— begin Supplied data —

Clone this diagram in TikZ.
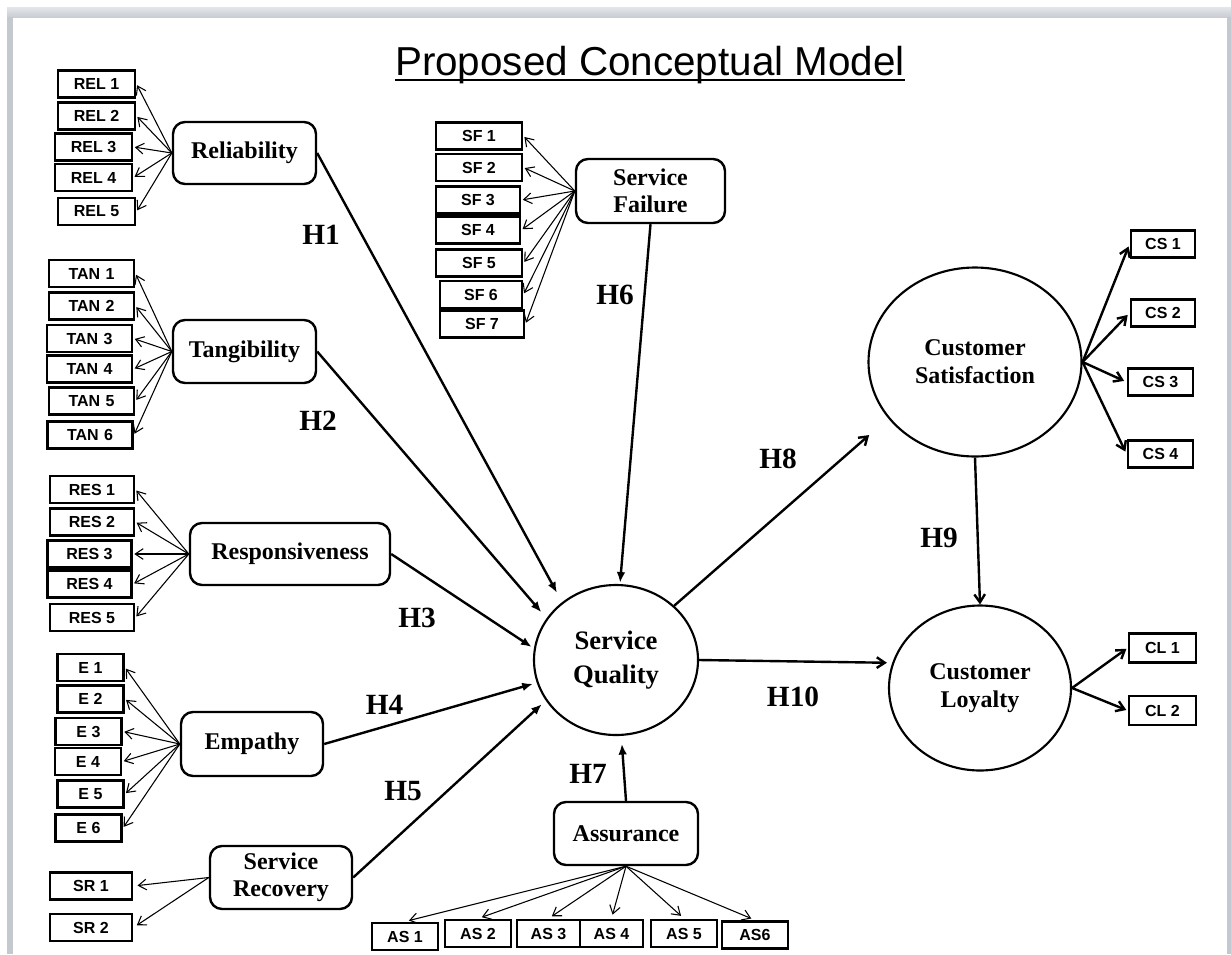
\documentclass[tikz,border=0pt]{standalone}
\usepackage{fontspec}
\setmainfont{Liberation Serif}
\setsansfont{Liberation Sans}
\usetikzlibrary{arrows.meta,shapes.geometric}

\definecolor{bandtop}{HTML}{E3E6EA}
\definecolor{bandbot}{HTML}{C9CDD4}
\definecolor{sidebar}{HTML}{C4C8CF}

\begin{document}
\begin{tikzpicture}[x=0.75pt,y=-0.75pt,
  ind/.style={draw, line width=2.2pt, inner sep=0pt, minimum width=#1*0.75pt,
    minimum height=27*0.75pt, font=\sffamily\bfseries\fontsize{12}{13}\selectfont},
  latent/.style 2 args={draw, rounded corners=9pt, line width=1.8pt, inner sep=0pt,
    align=center, minimum width=#1*0.75pt, minimum height=#2*0.75pt,
    font=\bfseries\fontsize{18}{20}\selectfont},
  construct/.style 2 args={ellipse, draw, line width=1.6pt, inner sep=0pt,
    align=center, minimum width=#1*0.75pt, minimum height=#2*0.75pt,
    font=\bfseries\fontsize{18}{21}\selectfont},
  fan/.style={line width=0.8pt, shorten >=1pt, -{Straight Barb[length=6pt,width=8pt]}},
  hyp/.style={line width=1.8pt, -{Latex[length=8pt,width=6.5pt]}},
  barb/.style={line width=1.8pt, -{Straight Barb[length=6pt,width=8pt]}},
  hlabel/.style={font=\bfseries\fontsize{22}{24}\selectfont, inner sep=0pt}]

\useasboundingbox (0,0) rectangle (1231,954);
% window frame
\fill[white] (0,0) rectangle (1231,954);
\shade[top color=bandtop, bottom color=bandbot] (7,7) rectangle (1231,17);
\fill[sidebar] (7,17) rectangle (13,954);
\fill[sidebar] (1227,17) rectangle (1231,954);

% title
\node[font=\sffamily\fontsize{30.3}{34}\selectfont, anchor=base, inner sep=0pt]
  (title) at (650,75) {Proposed Conceptual Model};
\draw[line width=1.6pt] ([yshift=-4pt]title.base west) -- ([yshift=-4pt]title.base east);

% ---------- Reliability ----------
\node[latent={143}{62}] (rel) at (244.5,153) {Reliability};
\node[ind=77] (rel1) at (96.5,84) {REL 1};
\node[ind=77] (rel2) at (96.5,116) {REL 2};
\node[ind=77] (rel3) at (93.5,147) {REL 3};
\node[ind=77] (rel4) at (93.5,177.5) {REL 4};
\node[ind=77] (rel5) at (96.5,211.5) {REL 5};
\foreach \i in {1,...,5} \draw[fan] (rel.west) -- (rel\i.east);

% ---------- Tangibility ----------
\node[latent={143}{63}] (tan) at (244.5,351.5) {Tangibility};
\node[ind=85] (tan1) at (91.5,273.5) {TAN\,\,1};
\node[ind=85] (tan2) at (91.5,306) {TAN\,\,2};
\node[ind=85] (tan3) at (89.5,338.5) {TAN\,\,3};
\node[ind=85] (tan4) at (89.5,369) {TAN\,\,4};
\node[ind=85] (tan5) at (91.5,401) {TAN\,\,5};
\node[ind=85] (tan6) at (90,435) {TAN\,\,6};
\foreach \i in {1,...,6} \draw[fan] (tan.west) -- (tan\i.east);

% ---------- Responsiveness ----------
\node[latent={200}{62}] (res) at (290,554) {Responsiveness};
\node[ind=84] (res1) at (92,489.5) {RES 1};
\node[ind=84] (res2) at (92,522) {RES 2};
\node[ind=84] (res3) at (89.5,554) {RES 3};
\node[ind=84] (res4) at (89.5,584) {RES 4};
\node[ind=84] (res5) at (92,617.5) {RES 5};
\foreach \i in {1,...,5} \draw[fan] (res.west) -- (res\i.east);

% ---------- Empathy ----------
\node[latent={142}{64}] (emp) at (252,744) {Empathy};
\node[ind=66] (e1) at (90.5,667.5) {E 1};
\node[ind=66] (e2) at (90.5,699) {E 2};
\node[ind=66] (e3) at (88.5,731.5) {E 3};
\node[ind=66] (e4) at (88,761.5) {E 4};
\node[ind=66] (e5) at (90.5,794) {E 5};
\node[ind=66] (e6) at (88.5,828) {E 6};
\foreach \i in {1,...,6} \draw[fan] (emp.west) -- (e\i.east);

% ---------- Service Recovery ----------
\node[latent={142}{63}] (rec) at (281,877.5) {Service\\Recovery};
\node[ind=82] (sr1) at (91,886) {SR 1};
\node[ind=82] (sr2) at (91,927.5) {SR 2};
\foreach \i in {1,2} \draw[fan, shorten >=3pt] (rec.west) -- (sr\i.east);

% ---------- Service Failure ----------
\node[latent={149}{64}] (fail) at (650.5,191) {Service\\Failure};
\node[ind=86] (sf1) at (479,136) {SF 1};
\node[ind=86] (sf2) at (479,167.5) {SF 2};
\node[ind=84] (sf3) at (478,200) {SF 3};
\node[ind=84] (sf4) at (478,230) {SF 4};
\node[ind=86] (sf5) at (479,263) {SF 5};
\node[ind=82] (sf6) at (481,294.5) {SF 6};
\node[ind=84] (sf7) at (482,324) {SF 7};
\foreach \i in {1,...,7} \draw[fan] (fail.west) -- (sf\i.east);

% ---------- Assurance ----------
\node[latent={144}{63}] (assur) at (626,833.5) {Assurance};
\node[ind=66] (as1) at (405,936.5) {AS 1};
\node[ind=66] (as2) at (478,933.5) {AS 2};
\node[ind=63] (as3) at (548.5,933.5) {AS 3};
\node[ind=63] (as4) at (611.5,933.5) {AS 4};
\node[ind=66] (as5) at (684,933.5) {AS 5};
\node[ind=66] (as6) at (755,935) {AS6};
\foreach \i in {1,...,6} \draw[fan, shorten >=3pt] (assur.south) -- (as\i.north);

% ---------- central constructs ----------
\node[construct={164}{150}, font=\bfseries\fontsize{20}{25.5}\selectfont] (sq) at (616,660) {Service\\Quality};
\node[construct={213}{189}] (cs) at (975,362) {Customer\\Satisfaction};
\node[construct={182}{165}] (cl) at (980,688) {Customer\\Loyalty};

% satisfaction and loyalty indicators
\node[ind=64] (cs1) at (1163,244) {CS 1};
\node[ind=64] (cs2) at (1163,313) {CS 2};
\node[ind=65] (cs3) at (1160.5,382) {CS 3};
\node[ind=65] (cs4) at (1160.5,454) {CS 4};
\node[ind=67, minimum height=29*0.75pt] (cl1) at (1162.5,648) {CL 1};
\node[ind=67, minimum height=29*0.75pt] (cl2) at (1162.5,710.5) {CL 2};
\foreach \i in {1,...,4} \draw[barb, shorten >=2pt] (cs.east) -- (cs\i.west);
\foreach \i in {1,2} \draw[barb, shorten >=1pt] (cl.east) -- (cl\i.west);

% ---------- hypotheses ----------
\draw[hyp, shorten >=8pt] (rel.east) -- (sq.133);
\draw[hyp, shorten >=6pt] (tan.east) -- (sq.149);
\draw[hyp, shorten >=2pt] (res.east) -- (sq.172);
\draw[hyp, shorten >=3pt] (emp.east) -- (sq.196);
\draw[hyp, shorten >=4pt] (rec.east) -- (sq.210);
\draw[hyp, shorten >=1pt] (fail.south) -- (sq.87);
\draw[hyp, shorten >=6pt] (assur.north) -- (sq.274);
\draw[barb, shorten >=19pt] (sq.43) -- (cs.213);
\draw[barb] (cs.south) -- (cl.north);
\draw[barb, shorten >=4pt] (sq.east) -- (cl.164);

\node[hlabel] (h1) at (321,235) {H1};
\node[hlabel] (h2) at (318,421) {H2};
\node[hlabel] (h3) at (417,618) {H3};
\node[hlabel] (h4) at (384.5,705) {H4};
\node[hlabel] (h5) at (403,791.5) {H5};
\node[hlabel] (h6) at (615,295) {H6};
\node[hlabel] (h7) at (588,774) {H7};
\node[hlabel] (h8) at (778,459) {H8};
\node[hlabel] (h9) at (939,538) {H9};
\node[hlabel] (h10) at (793,697) {H10};
\end{tikzpicture}
\end{document}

— end Supplied data —

- **What is expected**: Repeat the lines exactly as they stand, from the opening line of the data through the line with "(1227,17) rectangle (1231,954);". Pictures stay out of the copy.

- **Full solution**:
Clone this diagram in TikZ.
\documentclass[tikz,border=0pt]{standalone}
\usepackage{fontspec}
\setmainfont{Liberation Serif}
\setsansfont{Liberation Sans}
\usetikzlibrary{arrows.meta,shapes.geometric}

\definecolor{bandtop}{HTML}{E3E6EA}
\definecolor{bandbot}{HTML}{C9CDD4}
\definecolor{sidebar}{HTML}{C4C8CF}

\begin{document}
\begin{tikzpicture}[x=0.75pt,y=-0.75pt,
  ind/.style={draw, line width=2.2pt, inner sep=0pt, minimum width=#1*0.75pt,
    minimum height=27*0.75pt, font=\sffamily\bfseries\fontsize{12}{13}\selectfont},
  latent/.style 2 args={draw, rounded corners=9pt, line width=1.8pt, inner sep=0pt,
    align=center, minimum width=#1*0.75pt, minimum height=#2*0.75pt,
    font=\bfseries\fontsize{18}{20}\selectfont},
  construct/.style 2 args={ellipse, draw, line width=1.6pt, inner sep=0pt,
    align=center, minimum width=#1*0.75pt, minimum height=#2*0.75pt,
    font=\bfseries\fontsize{18}{21}\selectfont},
  fan/.style={line width=0.8pt, shorten >=1pt, -{Straight Barb[length=6pt,width=8pt]}},
  hyp/.style={line width=1.8pt, -{Latex[length=8pt,width=6.5pt]}},
  barb/.style={line width=1.8pt, -{Straight Barb[length=6pt,width=8pt]}},
  hlabel/.style={font=\bfseries\fontsize{22}{24}\selectfont, inner sep=0pt}]

\useasboundingbox (0,0) rectangle (1231,954);
% window frame
\fill[white] (0,0) rectangle (1231,954);
\shade[top color=bandtop, bottom color=bandbot] (7,7) rectangle (1231,17);
\fill[sidebar] (7,17) rectangle (13,954);
\fill[sidebar] (1227,17) rectangle (1231,954);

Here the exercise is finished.